In this paper, authors show interest on the link budgeting the
information presented here will help readers understand how
the budgeting will be done in LTE. This paper provides
dimensioning of LTE for particular city. This will provides the
number of cell count. Here we tell about a GUI MATLAB
System for calculation of no. of resources required to provide
services in particular area with optimum cost and better
quality.
INTRODUCTION
Driving the evolution of wireless broadband technology is
user’s increasing expectations for speed, bandwidth, and
global access. For wireless carriers to achieve greater speeds
and pervasive connectedness, their networks need to start
behaving more like landline IP-based networks. This line of
thinking represents a fundamental shift in perspective from
mobile services to broadband connections for users and
service providers alike to enter the fourth-generation
(4G).Unlike earlier wireless standards, 4G technology is
based on TCP/IP, the core protocol of the Internet. TCP/IP
enables wireless networks to deliver higher-level services,
such as video and multimedia, while supporting the devices
and applications of the future. This point of time, there are
two technologies which can provides such user experience
IEEE’s WiMAX and 3GPP LTE. The service provider
believes that make LTE offers a number of significant
technological and business advantages over WiMAX that
make it a superior networking standard. Long Term Evolution
(LTE) has been designed to support only packet-switched
services. It aims to provide seamless Internet Protocol (IP)
connectivity between User Equipment (UE) and the packet
data network (PDN), without any disruption to the end user’s
applications during mobility
The term “Long Term Evolution” encompasses the evolution
of the Universal Mobile Telecommunications System
(UMTS) radio access through the Evolved UTRAN
(E-UTRAN) it is accompanied by an evolution of the
non-radio (Core Network) aspects under the term “System
Architecture Evolution” (SAE), which includes the Evolved
Packet Core (EPC) network.
At a high level, the network is comprised of the Core Network
(EPC) and the access network E-UTRAN. The Core Network
consists of many logical nodes. The core network in LTE is
called Evolved Packet Core (EPC) which is responsible for
the overall control of the UE and establishment of the bearers.

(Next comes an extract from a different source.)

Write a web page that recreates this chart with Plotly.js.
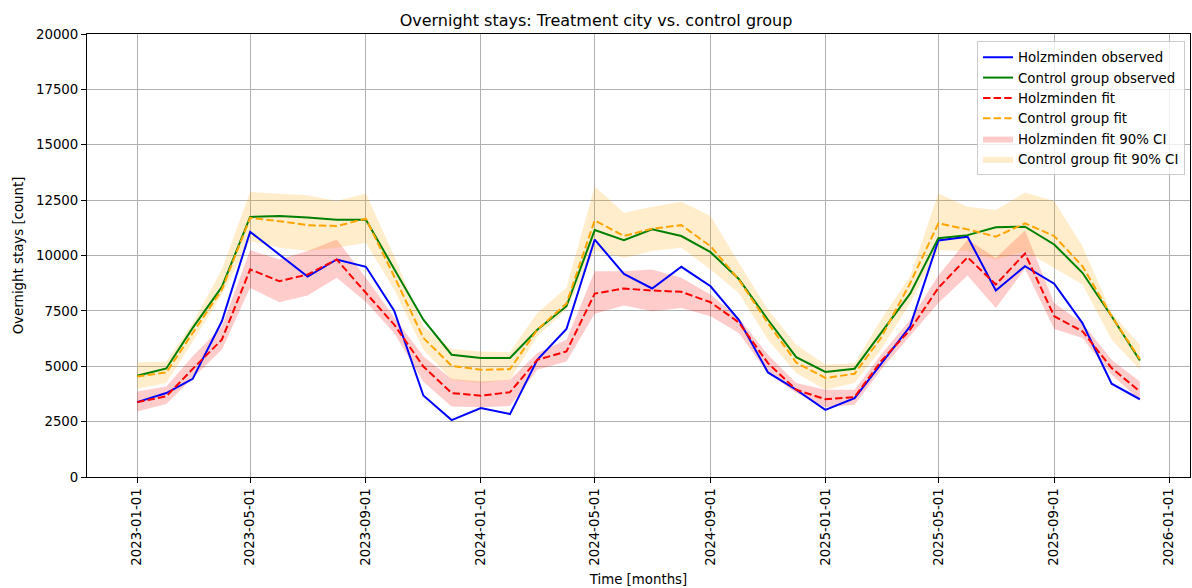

The main logical nodes of the EPC are PDN Gateway (PGW),
Serving Gateway (S-GW), Mobility Management Entity
(MME), Home Subscriber Server (HSS), Policy Control and
Charging Rules Function (PCRF) The access network is made
up of essentially just one node, the evolved NodeB (eNodeB),
through which Connects UE to the network. Each of these
network elements is interconnected by means of interfaces
that are standardized in order to allow multi-vendor
interoperability. This gives the possibility to source different
network elements from different vendors.
II. OBJECTIVES AND APPROACH
This work describes the dimensioning process of 3GPP LTE
access network, its models, methods and the tool developed to
dimension the network.
The main objectives are listed below:
• To identify the level of throughput for optimum
cost and acceptance quality.
• Introduction of LTE features relevant for the
dimensioning
• Definition of the basic models for Access
Network Dimensioning
• Coverage Estimation for LTE using 2.3 GHz.
frequency
• Network Element Count(cell count) Estimation
for any particular area
EVOLUTION: 1G AMPS TO 4G LTE
The various communications systems looking in the past
revolutionized the way people Communicate, joining together
communications and mobility. Evolution of wireless access
technologies is about to reach its fourth generation (4G).
Looking past, wireless access technologies have followed
different evolutionary paths aimed at unified target:
performance and efficiency in high mobile environment. The
first generation (1G) AMPS has fulfilled the basic mobile
voice, while the second generation (2G) GSM (3GPP),
CDMA one (3GPP2) has introduced capacity and coverage.
This is followed by the third generation (3G), UMTS,
WCDMA (3GPP) and EV-DO (3GPP2) which has quest for
data at higher speeds to open the gates for truly “mobile
broadband” experience, which will be further realized by the
fourth generation (4G).
KEY FEATURES OF LTE
The 4 G Long Term Evolution has following key feature
which make this technology superior than other
technologies.
1. Peak Through put: -Peak download rates up to
300 Mbps and upload rates up to 75.Mbps depending on the
user equipment category (with 4x4 antennas using 20 MHz
of spectrum).
2. Low Latency: -Low data transfer latencies (sub-5ms
latency for small IP packets in optimal conditions), lower
latencies for handover and connection setup time than with
previous radio access technologies.
3. Mobility Support:-Improved support for mobility,
exemplified by support for terminals moving at up to
350 km/h (220 mph) or 500 km/h (310 mph) depending on
the frequency band.
4. Access Technologies:-OFDMA for the downlink,
SC-FDMA for the uplink to conserve power.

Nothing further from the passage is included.